When Canadian social media and food consultant Labiba Laith, 45, had her application rejected via an automated email, she went on the Facebook page of Symmetry Gym and coincidentally found a post that was insulting to people who were battling with weight problems. And when she contacted Mr Siddiqui on Facebook, he delivered a blunt appraisal of her physical condition as well.

Mr Siddiqui posted that being fat was a choice, and when he offered to meet Ms Laith for a coffee to discuss her application, he said he was happy to call her fat to her face.

A furious Ms Laith continued her defence.

“I was rejected from the free trial because they assumed I couldn’t afford to pay their fees,”she said.

“I went to the Facebook page and saw the post from the CEO of the gym. I found it extremely offensive and insulting.

“I was so angry, I posted it on my Instagram to see what others thought of it. A friend who is Emirati and quite big said he suffered from people making fun of him because his gastric band failed,” Ms Laith said.

“I replied to Amir to say his comments were wrong, but he began taunting me, which did not really matter as my self worth is not valued by others.

“Yes I’m big, I’m beautiful and I’m working to be healthier, but him calling me fat does not offend or bother me. Insulting a whole group of people on a commercial Facebook page is unacceptable – that is what really bothered me.”

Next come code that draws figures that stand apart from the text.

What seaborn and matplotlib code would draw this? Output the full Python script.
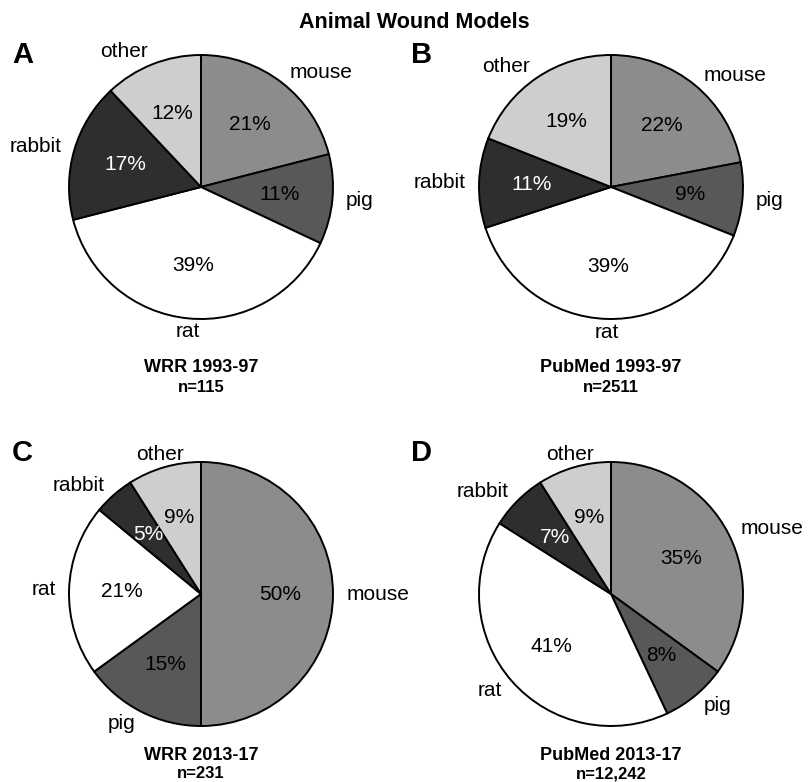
import numpy as np
import matplotlib
matplotlib.use("Agg")
import matplotlib.pyplot as plt
import seaborn as sns

# data
animals = ["mouse", "pig", "rat", "rabbit", "other"]
wrr_1993 = [21, 11, 39, 17, 12]
pubmed_1993 = [22, 9, 39, 11, 19]
wrr_2013 = [50, 15, 21, 5, 9]
pubmed_2013 = [35, 8, 41, 7, 9]

panel_letters = ["A", "B", "C", "D"]
panel_titles = ["WRR 1993-97", "PubMed 1993-97", "WRR 2013-17", "PubMed 2013-17"]
panel_n = ["n=115", "n=2511", "n=231", "n=12,242"]

greys = ["#8c8c8c", "#585858", "#ffffff", "#2e2e2e", "#cecece"]
pct_colors = ["black", "black", "black", "white", "black"]

sns.set_theme(style="white")
plt.rcParams['font.family'] = ['Liberation Sans', 'DejaVu Sans']
plt.rcParams['text.color'] = 'black'

W, H = 808, 782
fig = plt.figure(figsize=(W / 100, H / 100), dpi=100)

# pie centres / radius in pixels
centres = [(201, 187), (611, 187), (201, 594), (611, 594)]
R = 132
LIM = 1.5

def px(x, y):
    return x / W, 1 - y / H

all_data = [wrr_1993, pubmed_1993, wrr_2013, pubmed_2013]

for i, vals in enumerate(all_data):
    cx, cy = centres[i]
    half = LIM * R
    ax = fig.add_axes([(cx - half) / W, 1 - (cy + half) / H, 2 * half / W, 2 * half / H])
    wedges, texts, autotexts = ax.pie(
        vals, labels=animals, colors=greys, startangle=90, counterclock=False,
        autopct=lambda p: f"{p:.0f}%", pctdistance=0.6, labeldistance=1.1,
        wedgeprops=dict(edgecolor="black", linewidth=1.4),
        textprops=dict(fontsize=15, color="black"))
    for w, t in zip(wedges, texts):
        mid = np.deg2rad((w.theta1 + w.theta2) / 2)
        if abs(np.cos(mid)) < 0.35:
            t.set_ha("center")
    for at, c in zip(autotexts, pct_colors):
        at.set_color(c)
    ax.set_xlim(-LIM, LIM)
    ax.set_ylim(-LIM, LIM)
    ax.axis("off")

    # panel letter
    lx = 12 if i % 2 == 0 else 411
    ly = 55 if i < 2 else 453
    fig.text(*px(lx, ly), panel_letters[i], fontsize=21, fontweight="bold",
             ha="left", va="center")
    # subtitle
    sy = 368 if i < 2 else 755
    fig.text(*px(cx, sy), panel_titles[i], fontsize=13, fontweight="bold",
             ha="center", va="center")
    fig.text(*px(cx, sy + 19), panel_n[i], fontsize=12, fontweight="bold",
             ha="center", va="center")

fig.text(*px(414, 23), "Animal Wound Models", fontsize=15.5, fontweight="bold",
         ha="center", va="center")

fig.savefig("out.png", dpi=100)
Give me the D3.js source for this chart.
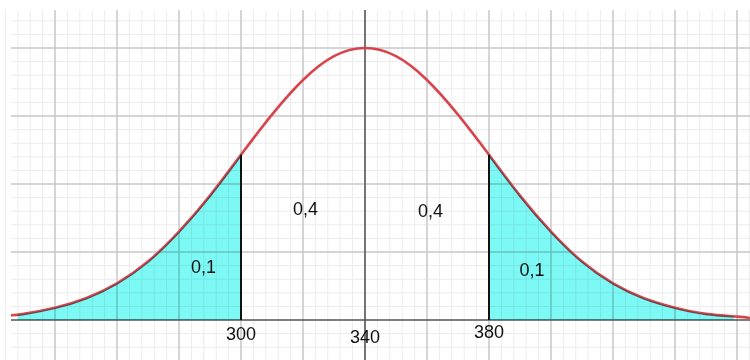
<!DOCTYPE html>
<html>
<head>
<meta charset="utf-8">
<script src="https://cdn.jsdelivr.net/npm/d3@7"></script>
<style>
  body { margin: 0; background: #fff; }
  svg { display: block; }
</style>
</head>
<body>
<div id="chart"></div>
<script>
// values (curve height in grid units, peak = 4 at 340)
const curveX = [225.8, 230, 240, 250, 260, 270, 280, 290, 300, 310, 320, 330, 340,
                350, 360, 370, 380, 390, 400, 410, 420, 430, 440, 450, 460, 464.2];
const curveY = [0.07, 0.09, 0.18, 0.32, 0.54, 0.86, 1.30, 1.83, 2.43, 3.02, 3.53, 3.88, 4.00,
                3.88, 3.53, 3.02, 2.43, 1.83, 1.30, 0.86, 0.54, 0.32, 0.18, 0.09, 0.05, 0.03];
const tickValues = [300, 340, 380];
const tickLabels = ['300', '340', '380'];
const tickDy = [20, 23, 18];
const cuts = [300, 380];
const leftTail = [228, 300];
const rightTail = [380, 459];
const areaLabels = ['0,1', '0,4', '0,4', '0,1'];
const areaLabelX = [287.9, 320.8, 361.1, 393.9];
const areaLabelY = [0.69, 1.54, 1.51, 0.64];

const width = 750;
const height = 360;
const margin = { top: 10, right: 0, bottom: 0, left: 11 };

const svg = d3.select('#chart')
  .append('svg')
  .attr('width', width)
  .attr('height', height);

const x = d3.scaleLinear()
  .domain([225.8, 464.2])
  .range([margin.left, width - margin.right]);

const y = d3.scaleLinear()
  .domain([-0.588, 4.559])
  .range([height - margin.bottom, margin.top]);

const grid = svg.append('g');

// minor grid
grid.selectAll('.vminor')
  .data(d3.range(224, 466, 4))
  .enter()
  .append('line')
  .attr('x1', d => x(d)).attr('x2', d => x(d))
  .attr('y1', margin.top).attr('y2', height)
  .attr('stroke', '#ececec')
  .attr('stroke-width', 1);

grid.selectAll('.hminor')
  .data(d3.range(-0.4, 4.6, 0.2))
  .enter()
  .append('line')
  .attr('x1', margin.left).attr('x2', width)
  .attr('y1', d => y(d)).attr('y2', d => y(d))
  .attr('stroke', '#ececec')
  .attr('stroke-width', 1);

// major grid
grid.selectAll('.vmajor')
  .data(d3.range(240, 466, 20))
  .enter()
  .append('line')
  .attr('x1', d => x(d)).attr('x2', d => x(d))
  .attr('y1', margin.top).attr('y2', height)
  .attr('stroke', '#cacaca')
  .attr('stroke-width', 1.5);

grid.selectAll('.hmajor')
  .data(d3.range(1, 5, 1))
  .enter()
  .append('line')
  .attr('x1', margin.left).attr('x2', width)
  .attr('y1', d => y(d)).attr('y2', d => y(d))
  .attr('stroke', '#cacaca')
  .attr('stroke-width', 1.5);

// axes
svg.append('line')
  .attr('x1', margin.left).attr('x2', width)
  .attr('y1', y(0)).attr('y2', y(0))
  .attr('stroke', '#555')
  .attr('stroke-width', 1.5);

svg.append('line')
  .attr('x1', x(340)).attr('x2', x(340))
  .attr('y1', margin.top).attr('y2', height)
  .attr('stroke', '#555')
  .attr('stroke-width', 1.5);

const points = curveX.map((d, i) => [d, curveY[i]]);

const line = d3.line()
  .x(d => x(d[0]))
  .y(d => y(d[1]))
  .curve(d3.curveNatural);

svg.append('path')
  .datum(points)
  .attr('d', line)
  .attr('fill', 'none')
  .attr('stroke', '#d8444b')
  .attr('stroke-width', 2.6);

// shaded tails: sample the drawn curve so the fill follows it
const curvePath = svg.append('path')
  .datum(points)
  .attr('d', line)
  .attr('fill', 'none')
  .attr('stroke', 'none');

function curveAt(px) {
  const node = curvePath.node();
  const len = node.getTotalLength();
  let lo = 0, hi = len;
  for (let k = 0; k < 30; k++) {
    const mid = (lo + hi) / 2;
    if (node.getPointAtLength(mid).x < px) lo = mid; else hi = mid;
  }
  return node.getPointAtLength(lo).y;
}

const area = d3.area()
  .x(d => d)
  .y0(y(0))
  .y1(d => curveAt(d));

[leftTail, rightTail].forEach(t => {
  const xs = d3.range(x(t[0]), x(t[1]), 2).concat([x(t[1])]);
  svg.append('path')
    .datum(xs)
    .attr('d', area)
    .attr('fill', '#7df9f5')
    .style('mix-blend-mode', 'multiply');
});

// cut lines
svg.selectAll('.cut')
  .data(cuts)
  .enter()
  .append('line')
  .attr('x1', d => x(d)).attr('x2', d => x(d))
  .attr('y1', y(0))
  .attr('y2', d => curveAt(x(d)))
  .attr('stroke', '#111')
  .attr('stroke-width', 2);

// tick labels
svg.selectAll('.tick-label')
  .data(tickValues)
  .enter()
  .append('text')
  .attr('x', d => x(d))
  .attr('y', (d, i) => y(0) + tickDy[i])
  .attr('text-anchor', 'middle')
  .attr('font-family', 'Liberation Sans, Arial, sans-serif')
  .attr('font-size', '18px')
  .attr('fill', '#111')
  .text((d, i) => tickLabels[i]);

// area labels
svg.selectAll('.area-label')
  .data(areaLabels)
  .enter()
  .append('text')
  .attr('x', (d, i) => x(areaLabelX[i]))
  .attr('y', (d, i) => y(areaLabelY[i]))
  .attr('text-anchor', 'middle')
  .attr('font-family', 'Liberation Sans, Arial, sans-serif')
  .attr('font-size', '18px')
  .attr('fill', '#111')
  .text(d => d);
</script>
</body>
</html>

Mr Siddiqui has been criticised by others who posted on the exchange, for speaking on a public platform as a representative of an industry he is supposed to be promoting, and refusing to back down or retract his comments.

His biography on the gym’s website claims he is a “typical New Yorker who doesn’t mince words”. Instead of hugs and compliments, he offers clients an “unsurpassed passion for developing the human body” as well as his “unique skill for designing fitness systems”. The website states his “rare combination of passion and knowledge are the driving force behind Symmetry Gym”.

“Sadly, we live in a culture where big is not beautiful,” he said in an online reply to Ms Laith.

“A harsh dose of reality is the only thing that ever works, when it comes to getting people like yourself to finally see how it feels to be attractive.”

Mr Siddiqui was not available for comment, but Ms Causton admitted his words might have gone too far.

“Amir’s comments are not a fair reflection of the business,” she said.

“He did not specifically say that Labiba had been rejected because she was fat. Amir is quite controversial and says things controversially.

“We work with lots of overweight people. Labiba has made a ludicrous and out-of-context claim,” Ms Causton said.

“He can be intentionally provocative with people and says things like that to throw people, and help motivate them to change their lifestyle.

“Issues that relate to obesity are complex. A lot of it is psychological, so Amir tries to be provocative to see if people are really up to the task of doing what they say they will do.”

The fitness market is a growing industry in the UAE, and is dominated by international brands such as Fitness First, Fitness 360 and the Fitness Factory.

Kiran Gill, an Indian, said Symmetry Gym had been an enjoyable experience for her.

“Symmetry is hands down the best gym I have ever been to,” she said. 

“Trying to get fit and in shape can be incredibly isolating, but with Symmetry that’s not the case. You have a team of well-educated professionals who are at the top of their game.”